Kundiges Geplauder

Kurz gesagt: Es geht im Buch von Irene Vallejo um den Beginn des Schriftzeitalters. Sie erzählt vom titelgebenden Papyrus und seiner Herstellung, auch von den anderen Beschreibstoffen. Die Verbreitung der Schrift, ihre Speicherung in Form von Rollen und Codices, deren Verbreitung und ihre Agenten und schließlich die Speicher, zuvörderst natürlich die Bibliothek von Alexandria, sind Gegenstand ihrer kundigen Darstellung. Dabei gibt es nicht nur – bekanntes und unbekanntes – Anekdotisches, sondern auch viele Abschweifungen, vom Buch auf Bücherinhalte und deren Geschichte.

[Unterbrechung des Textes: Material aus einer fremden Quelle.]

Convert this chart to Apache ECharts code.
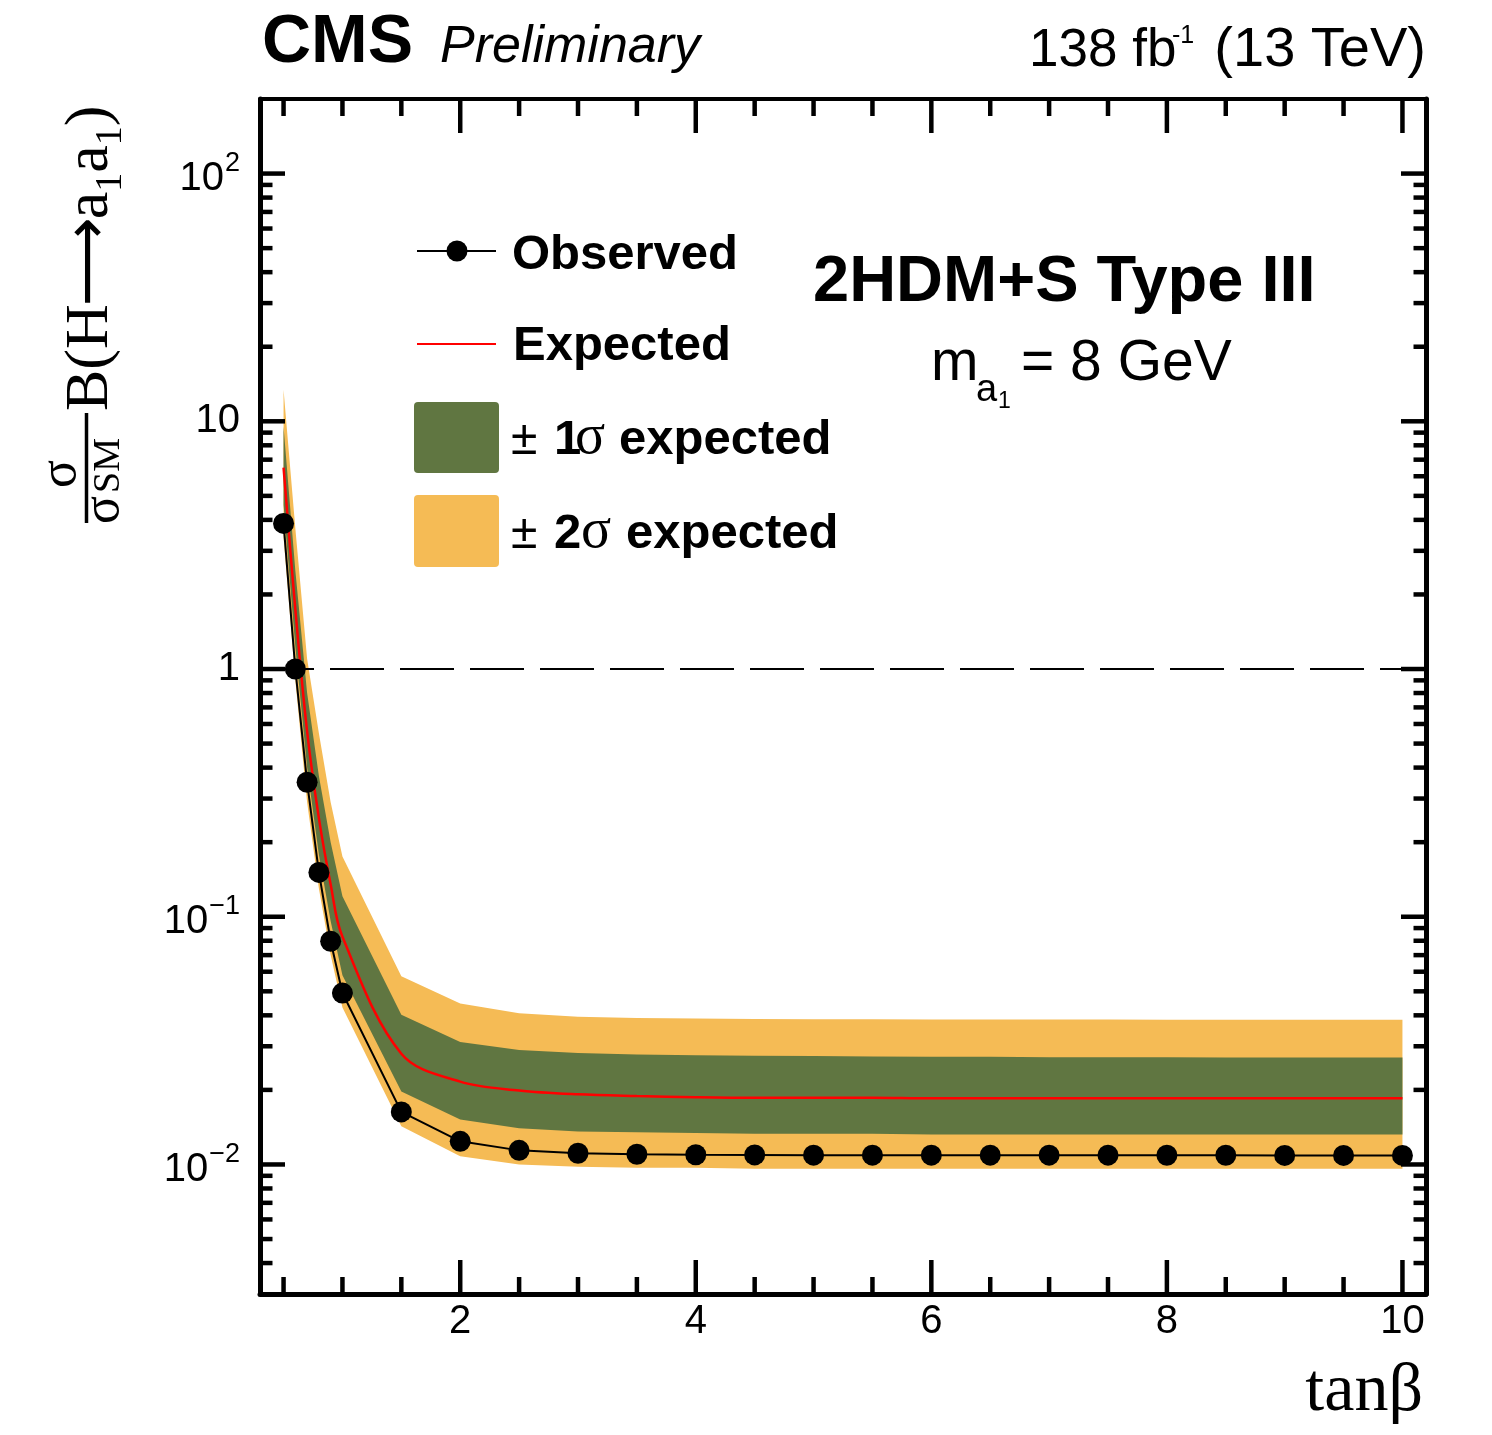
<!DOCTYPE html>
<html><head><meta charset="utf-8">
<script src="https://cdn.jsdelivr.net/npm/echarts@6/dist/echarts.min.js"></script>
<style>html,body{margin:0;padding:0;background:#fff}#c{width:1492px;height:1435px}</style>
</head><body><div id="c"></div><script>
// ---------------- data ----------------
const tanb      = [0.5, 0.6, 0.7, 0.8, 0.9, 1.0, 1.5, 2, 2.5, 3, 3.5, 4, 4.5, 5, 5.5, 6, 6.5, 7, 7.5, 8, 8.5, 9, 9.5, 10];
const observed  = [3.87, 1.0, 0.349, 0.151, 0.0796, 0.0492, 0.0163, 0.0124, 0.0114, 0.0111, 0.0110, 0.01095, 0.01093, 0.0109, 0.0109, 0.0109, 0.0109, 0.0109, 0.0109, 0.01089, 0.01089, 0.01088, 0.01088, 0.01088];
const expected  = [6.5, 1.74, 0.56, 0.25, 0.135, 0.083, 0.028, 0.0216, 0.0199, 0.0192, 0.0189, 0.0187, 0.0186, 0.0186, 0.0186, 0.0185, 0.0185, 0.0185, 0.0185, 0.0185, 0.0185, 0.0185, 0.0185, 0.0185];
const up1sigma  = [9.5, 2.5, 0.8, 0.37, 0.2, 0.121, 0.0402, 0.0312, 0.0290, 0.0282, 0.0278, 0.0276, 0.0275, 0.0274, 0.0273, 0.0272, 0.0272, 0.0271, 0.0271, 0.0271, 0.0270, 0.0270, 0.0270, 0.0270];
const lo1sigma  = [4.6, 1.23, 0.40, 0.178, 0.096, 0.058, 0.0197, 0.0152, 0.0140, 0.0136, 0.0135, 0.0134, 0.0133, 0.0133, 0.0133, 0.0132, 0.0132, 0.0132, 0.0132, 0.0132, 0.0132, 0.0132, 0.0132, 0.0132];
const up2sigma  = [13.4, 3.7, 1.1, 0.55, 0.29, 0.175, 0.0575, 0.0446, 0.0408, 0.0395, 0.0390, 0.0388, 0.0387, 0.0386, 0.0386, 0.0385, 0.0385, 0.0385, 0.0385, 0.0384, 0.0384, 0.0384, 0.0384, 0.0384];
const lo2sigma  = [3.4, 0.9, 0.29, 0.13, 0.07, 0.043, 0.01425, 0.0108, 0.0100, 0.0098, 0.0097, 0.0097, 0.0096, 0.0096, 0.0096, 0.0096, 0.0096, 0.0096, 0.0096, 0.0096, 0.0096, 0.0096, 0.0096, 0.0096];

const xRange = [0.3, 10.2];
const yRange = [0.003, 200];
const refLine = 1;
const xMajorTicks = [2, 4, 6, 8, 10];
const xTickLabels = ['2', '4', '6', '8', '10'];
const xMinorTicks = [0.5, 1, 1.5, 2.5, 3, 3.5, 4.5, 5, 5.5, 6.5, 7, 7.5, 8.5, 9, 9.5];
const yMajorTicks = [0.01, 0.1, 1, 10, 100];
const yTickBase   = ['10', '10', '1', '10', '10'];
const yTickExp    = ['\u22122', '\u22121', '', '', '2'];
const yMinorTicks = [0.004, 0.005, 0.006, 0.007, 0.008, 0.009,
                     0.02, 0.03, 0.04, 0.05, 0.06, 0.07, 0.08, 0.09,
                     0.2, 0.3, 0.4, 0.5, 0.6, 0.7, 0.8, 0.9,
                     2, 3, 4, 5, 6, 7, 8, 9,
                     20, 30, 40, 50, 60, 70, 80, 90];

// ---------------- styles ----------------
const C_ORANGE = '#F5BB55';
const C_GREEN = '#607641';
const SANS = '"Liberation Sans", Arial, Helvetica, sans-serif';
const SERIF = '"Liberation Serif", "Times New Roman", "DejaVu Serif", serif';

const mctx = document.createElement('canvas').getContext('2d');
function meas(font, t) {
  mctx.font = font;
  const m = mctx.measureText(t);
  let mid = (m.fontBoundingBoxAscent !== undefined) ? (m.fontBoundingBoxAscent - m.fontBoundingBoxDescent) / 2 : parseFloat(font.match(/(\d+(\.\d+)?)px/)[1]) * 0.345;
  return { w: m.width, mid };
}
// text placed by alphabetic baseline
function txt(t, x, base, font, align, fill) {
  const m = meas(font, t);
  return { type: 'text', silent: true, style: { text: t, x: x, y: base - m.mid, font: font, fill: fill || '#000', align: align || 'left', verticalAlign: 'middle' } };
}
// a run of pieces [{t,font,base,dx}] starting at x (or ending at x if align right)
function run(pieces, x, align) {
  let total = 0;
  pieces.forEach(p => { total += (p.dx || 0) + meas(p.font, p.t).w; });
  let cx = align === 'right' ? x - total : x;
  const out = [];
  pieces.forEach(p => {
    cx += (p.dx || 0);
    out.push(txt(p.t, cx, p.base, p.font, 'left'));
    cx += meas(p.font, p.t).w;
  });
  return out;
}

const chart = echarts.init(document.getElementById('c'), null, { renderer: 'canvas' });

const GRID = { left: 260, top: 99, width: 1166, height: 1195 };

function bandSeries(name, lo, hi, color, z) {
  return {
    type: 'custom', name: name, z: z, silent: true, clip: true,
    data: [[tanb[0], hi[0]]],
    renderItem: function (params, api) {
      const pts = [];
      for (let i = 0; i < tanb.length; i++) pts.push(api.coord([tanb[i], hi[i]]));
      for (let i = tanb.length - 1; i >= 0; i--) pts.push(api.coord([tanb[i], lo[i]]));
      return { type: 'polygon', shape: { points: pts }, style: { fill: color } };
    }
  };
}

const axisDecor = {
  type: 'custom', name: 'axes', z: 20, silent: true, clip: false,
  data: [[xRange[0], yRange[0]]],
  renderItem: function (params, api) {
    const ch = [];
    const L = api.coord([xRange[0], 1])[0], R = api.coord([xRange[1], 1])[0];
    const B = api.coord([1, yRange[0]])[1], T = api.coord([1, yRange[1]])[1];
    const tk = (x1, y1, x2, y2) => ch.push({ type: 'line', shape: { x1, y1, x2, y2 }, style: { stroke: '#000', lineWidth: 4.5, lineCap: 'butt' } });
    xMajorTicks.forEach((v, i) => {
      const x = api.coord([v, 1])[0];
      tk(x, B, x, B - 34); tk(x, T, x, T + 34);
      ch.push(txt(xTickLabels[i], x, 1336, '40px ' + SANS, 'center'));
    });
    xMinorTicks.forEach(v => {
      const x = api.coord([v, 1])[0];
      tk(x, B, x, B - 17); tk(x, T, x, T + 17);
    });
    yMajorTicks.forEach((v, i) => {
      const y = api.coord([1, v])[1];
      tk(L, y, L + 25, y); tk(R, y, R - 25, y);
      if (yTickExp[i]) {
        run([{ t: yTickBase[i], font: '40px ' + SANS, base: y + 19.5 },
             { t: yTickExp[i], font: '27px ' + SANS, base: y - 1, dx: 1 }], 240, 'right').forEach(e => ch.push(e));
      } else {
        ch.push(txt(yTickBase[i], 240, y + 14, '40px ' + SANS, 'right'));
      }
    });
    yMinorTicks.forEach(v => {
      const y = api.coord([1, v])[1];
      tk(L, y, L + 12.5, y); tk(R, y, R - 12.5, y);
    });
    return { type: 'group', children: ch };
  }
};

const axisCommon = {
  axisTick: { show: false }, axisLabel: { show: false }, splitLine: { show: false },
};

// y-axis title (rotated group, local x = upward along the axis, local y = rightward)
const yTitleChildren = [
  txt('\u03c3', 49, -33, '52px ' + SERIF, 'center'),
  { type: 'line', silent: true, shape: { x1: 0, y1: -25.5, x2: 110, y2: -25.5 }, style: { stroke: '#000', lineWidth: 3.5 } },
  txt('\u03c3', -1, 10, '52px ' + SERIF, 'left'),
  txt('SM', 30, 10, '38px ' + SERIF, 'left'),
].concat(run([
  { t: 'B(H', font: '62px ' + SERIF, base: 0 },
  { t: '\u27f6', font: '62px "DejaVu Sans", ' + SERIF, base: 0, dx: -2 },
  { t: 'a', font: '62px ' + SERIF, base: 0, dx: -2 },
  { t: '1', font: '38px ' + SERIF, base: 12 },
  { t: 'a', font: '62px ' + SERIF, base: 0 },
  { t: '1', font: '38px ' + SERIF, base: 12 },
  { t: ')', font: '62px ' + SERIF, base: 0 }
], 112, 'left'));

const graphics = [
  // header
  txt('CMS', 262, 67, 'bold 68px ' + SANS),
  txt('Preliminary', 440, 66, 'italic 52px ' + SANS),
  txt('138 fb', 1029, 70, '53px ' + SANS),
  txt('-1', 1172, 45, '25px ' + SANS),
  txt('(13 TeV)', 1426, 70, '56px ' + SANS, 'right'),
  // labels in frame
  txt('2HDM+S Type III', 813, 306, 'bold 65px ' + SANS),
  txt('m', 931, 384, '57px ' + SANS),
  txt('a', 976, 404, '38px ' + SANS),
  txt('1', 998, 410, '23px ' + SANS),
  txt('= 8 GeV', 1021, 384, '57px ' + SANS),
  // legend
  { type: 'line', silent: true, shape: { x1: 417, y1: 251, x2: 496, y2: 251 }, style: { stroke: '#000', lineWidth: 2 } },
  { type: 'circle', silent: true, shape: { cx: 457, cy: 251, r: 10.5 }, style: { fill: '#000' } },
  txt('Observed', 512, 272, 'bold 49px ' + SANS),
  { type: 'line', silent: true, shape: { x1: 417, y1: 344, x2: 496, y2: 344 }, style: { stroke: '#FF0000', lineWidth: 2 } },
  txt('Expected', 513, 363, 'bold 49px ' + SANS),
  { type: 'rect', silent: true, shape: { x: 414, y: 402, width: 85, height: 71, r: 4 }, style: { fill: C_GREEN } },
  txt('\u00b1', 511, 457, '48px ' + SANS),
  txt('1', 554, 457, 'bold 49px ' + SANS),
  txt('\u03c3', 575, 457, '56px ' + SERIF),
  txt('expected', 619, 457, 'bold 49px ' + SANS),
  { type: 'rect', silent: true, shape: { x: 414, y: 495, width: 85, height: 72, r: 4 }, style: { fill: C_ORANGE } },
  txt('\u00b1', 511, 551, '48px ' + SANS),
  txt('2', 554, 551, 'bold 49px ' + SANS),
  txt('\u03c3', 581, 551, '56px ' + SERIF),
  txt('expected', 626, 551, 'bold 49px ' + SANS),
  // x title
  txt('tan\u03b2', 1423, 1415, '68px ' + SERIF, 'right'),
  // y title
  { type: 'group', x: 112, y: 523, rotation: Math.PI / 2, children: yTitleChildren }
];

const option = {
  animation: false,
  backgroundColor: '#fff',
  grid: GRID,
  xAxis: [
    Object.assign({ type: 'value', min: xRange[0], max: xRange[1], position: 'bottom', axisLine: { lineStyle: { color: '#000', width: 5 } } }, axisCommon),
    Object.assign({ type: 'value', min: xRange[0], max: xRange[1], position: 'top', axisLine: { lineStyle: { color: '#000', width: 4 } } }, axisCommon)
  ],
  yAxis: [
    Object.assign({ type: 'log', logBase: 10, min: yRange[0], max: yRange[1], position: 'left', axisLine: { lineStyle: { color: '#000', width: 5 } } }, axisCommon),
    Object.assign({ type: 'log', logBase: 10, min: yRange[0], max: yRange[1], position: 'right', axisLine: { lineStyle: { color: '#000', width: 5 } } }, axisCommon)
  ],
  series: [
    bandSeries('\u00b1 2\u03c3 expected', lo2sigma, up2sigma, C_ORANGE, 1),
    bandSeries('\u00b1 1\u03c3 expected', lo1sigma, up1sigma, C_GREEN, 2),
    {
      type: 'line', name: 'Expected', z: 3, silent: true, symbol: 'none', smooth: 0.35,
      data: tanb.map((x, i) => [x, expected[i]]),
      lineStyle: { color: '#FF0000', width: 2.5 }
    },
    {
      type: 'line', name: 'ref', z: 4, silent: true, symbol: 'none',
      data: [[xRange[0], refLine], [xRange[1], refLine]],
      lineStyle: { color: '#000', width: 2, type: [54, 16] }
    },
    {
      type: 'line', name: 'Observed', z: 5, silent: true, symbol: 'circle', symbolSize: 21,
      data: tanb.map((x, i) => [x, observed[i]]),
      itemStyle: { color: '#000' },
      lineStyle: { color: '#000', width: 2 }
    },
    axisDecor
  ],
  graphic: graphics
};
chart.setOption(option);
</script></body></html>
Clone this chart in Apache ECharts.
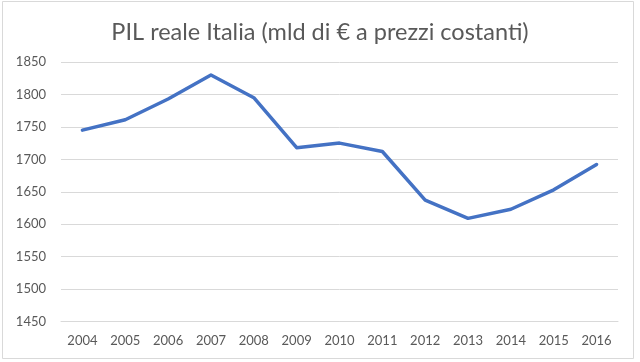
<!DOCTYPE html>
<html>
<head>
<meta charset="utf-8">
<script src="https://cdn.jsdelivr.net/npm/echarts@6/dist/echarts.min.js"></script>
<style>
html,body{margin:0;padding:0;background:#fff;}
#c{width:640px;height:362px;}
</style>
</head>
<body>
<div id="c"></div>
<script>
const years = ['2004','2005','2006','2007','2008','2009','2010','2011','2012','2013','2014','2015','2016'];
const pil = [1745, 1761, 1793, 1830, 1795, 1718, 1725, 1712, 1637, 1609, 1623, 1653, 1692];
const yMin = 1450, yMax = 1850, yStep = 50;
const titleText = 'PIL reale Italia (mld di € a prezzi costanti)';

const chart = echarts.init(document.getElementById('c'), null, {renderer:'canvas'});
chart.setOption({
  animation: false,
  backgroundColor: '#fff',
  title: {
    text: titleText,
    left: 'center',
    top: 15,
    textStyle: {fontFamily: 'Lato', fontSize: 23.5, fontWeight: 'normal', color: '#595959'}
  },
  graphic: [{
    type: 'rect',
    shape: {x: 2.5, y: 1.5, width: 631, height: 357},
    style: {fill: 'none', stroke: '#d9d9d9', lineWidth: 1},
    silent: true
  }],
  grid: {left: 61, right: 22, top: 62, bottom: 40.5, containLabel: false},
  xAxis: {
    type: 'category',
    data: years,
    boundaryGap: true,
    axisLine: {show: true, lineStyle: {color: '#d9d9d9', width: 1}},
    axisTick: {show: false},
    axisLabel: {fontFamily: 'Lato', fontSize: 13, color: '#595959', margin: 13}
  },
  yAxis: {
    type: 'value',
    min: yMin, max: yMax, interval: yStep,
    axisLine: {show: false},
    axisTick: {show: false},
    splitLine: {lineStyle: {color: '#d9d9d9', width: 1}},
    axisLabel: {fontFamily: 'Lato', fontSize: 13, color: '#595959', margin: 15,
      formatter: v => String(v)}
  },
  series: [{
    type: 'line',
    data: pil,
    symbol: 'none',
    lineStyle: {color: '#4472C4', width: 3.5, cap: 'round', join: 'round'}
  }]
});
</script>
</body>
</html>
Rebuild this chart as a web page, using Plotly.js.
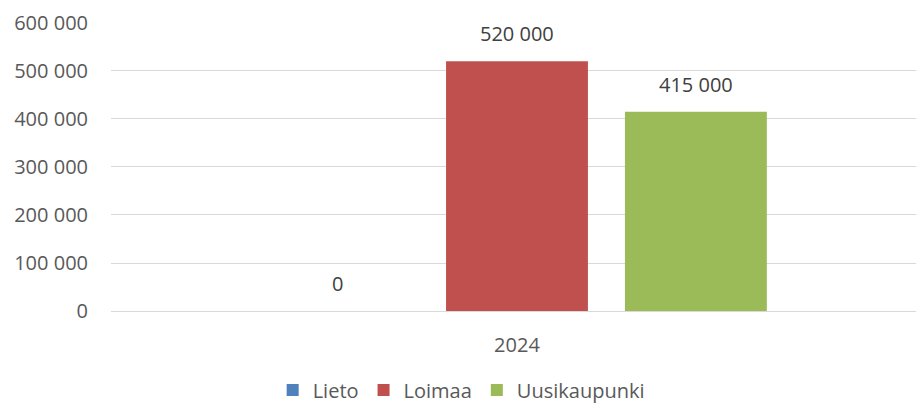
<!DOCTYPE html>
<html>
<head>
<meta charset="utf-8">
<script src="https://cdn.plot.ly/plotly-3.0.1.min.js"></script>
<style>html,body{margin:0;padding:0;background:#fff;}#chart{width:916px;height:405px;}</style>
</head>
<body>
<div id="chart"></div>
<script>
const categories = ["2024"];
const seriesNames = ["Lieto", "Loimaa", "Uusikaupunki"];
const seriesValues = [[0], [520000], [415000]];
const seriesColors = ["#4F81BD", "#C0504D", "#9BBB59"];
const yTicks = [0, 100000, 200000, 300000, 400000, 500000, 600000];

const fontFam = "Open Sans, Noto Sans, sans-serif";
function fmt(v) { return String(v).replace(/\B(?=(\d{3})+(?!\d))/g, " "); }

const traces = seriesNames.map((n, i) => ({
  type: "bar",
  name: n,
  x: categories,
  y: seriesValues[i],
  marker: {color: seriesColors[i]},
  hoverinfo: "none"
}));

const slotPx = 179;
const annotations = [];
for (let i = 0; i < seriesNames.length; i++) {
  for (let j = 0; j < categories.length; j++) {
    const v = seriesValues[i][j];
    annotations.push({
      x: j, y: v, xref: "x", yref: "y",
      text: fmt(v),
      showarrow: false, yanchor: "bottom", xanchor: "center",
      xshift: (i - 1) * slotPx, yshift: 12,
      font: {family: fontFam, size: 20, color: "#404040"}
    });
  }
}

const layout = {
  width: 916, height: 405,
  margin: {l: 111, r: 0, t: 22, b: 0, autoexpand: false},
  paper_bgcolor: "#fff", plot_bgcolor: "#fff",
  separators: ", ",
  barmode: "group",
  bargap: 0.339,
  bargroupgap: 0.207,
  showlegend: true,
  legend: {
    orientation: "h", x: 0.435, xanchor: "center", y: -0.012, yanchor: "bottom",
    font: {family: fontFam, size: 20, color: "#595959"},
    itemwidth: 30, traceorder: "normal"
  },
  xaxis: {
    type: "category",
    range: [-0.5, 0.4914],
    showgrid: false, zeroline: false, showline: false,
    ticks: "outside", ticklen: 16, tickcolor: "rgba(0,0,0,0)",
    tickfont: {family: fontFam, size: 20, color: "#595959"},
    automargin: false,
    fixedrange: true
  },
  yaxis: {
    domain: [0.2454, 1],
    range: [0, 602000],
    tickvals: yTicks,
    tickformat: ",d",
    showgrid: true, gridcolor: "#D9D9D9", gridwidth: 1.3,
    zeroline: true, zerolinecolor: "#D9D9D9", zerolinewidth: 1.3,
    showline: false,
    ticks: "outside", ticklen: 18, tickcolor: "rgba(0,0,0,0)",
    tickfont: {family: fontFam, size: 20, color: "#595959"},
    automargin: false,
    fixedrange: true
  },
  annotations: annotations
};

Plotly.newPlot("chart", traces, layout, {displayModeBar: false});
</script>
</body>
</html>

Das meiste wussten wir schon: Unmetrische Prosa verbreitete sich schriftlich, weil es nun nicht mehr nötig war, zum erinnerten Text den Rhythmus zu stampfen. Über die Erfindung des Vokalalphabets war bereits viel bei Kittler zu lesen. Die Entstehung der Philologie als Sortiermaschine für die vielen Homer-Varianten in den Dubletten der Bibliothek von Alexandria ist eine nette Vermutung. Kallimachos, der Bibliothekar und Registrar von Alexandria, wird bei Dennis Duncan (Index) gewürdigt.

Ich habe durchaus mit Vergnügen weitergelesen, über Platons Poetenpolizei, die Neusprech-Ausgaben von Klassikern bereits in Orwells 1984, die Gründe des Verbots von Büchern und von Angriffen auf Buchhandlungen. Autoren wurden in der Antike nicht bezahlt, aber Kopisten. Brillen wurden meist erst für Lesende nötig.

Dies und vieles mehr findet sich im Buch. Empfehlenswert für alle, die nicht schon den ganzen Weg von Ong über Eisenstein, Giesecke, Kittler usw. gegangen sind und gern in die Entstehung der Schriftwelt eingeführt werden wollen.


Irene Vallejo: Papyrus. Die Geschichte der Welt in Büchern. Zürich: Diogenes, 2022.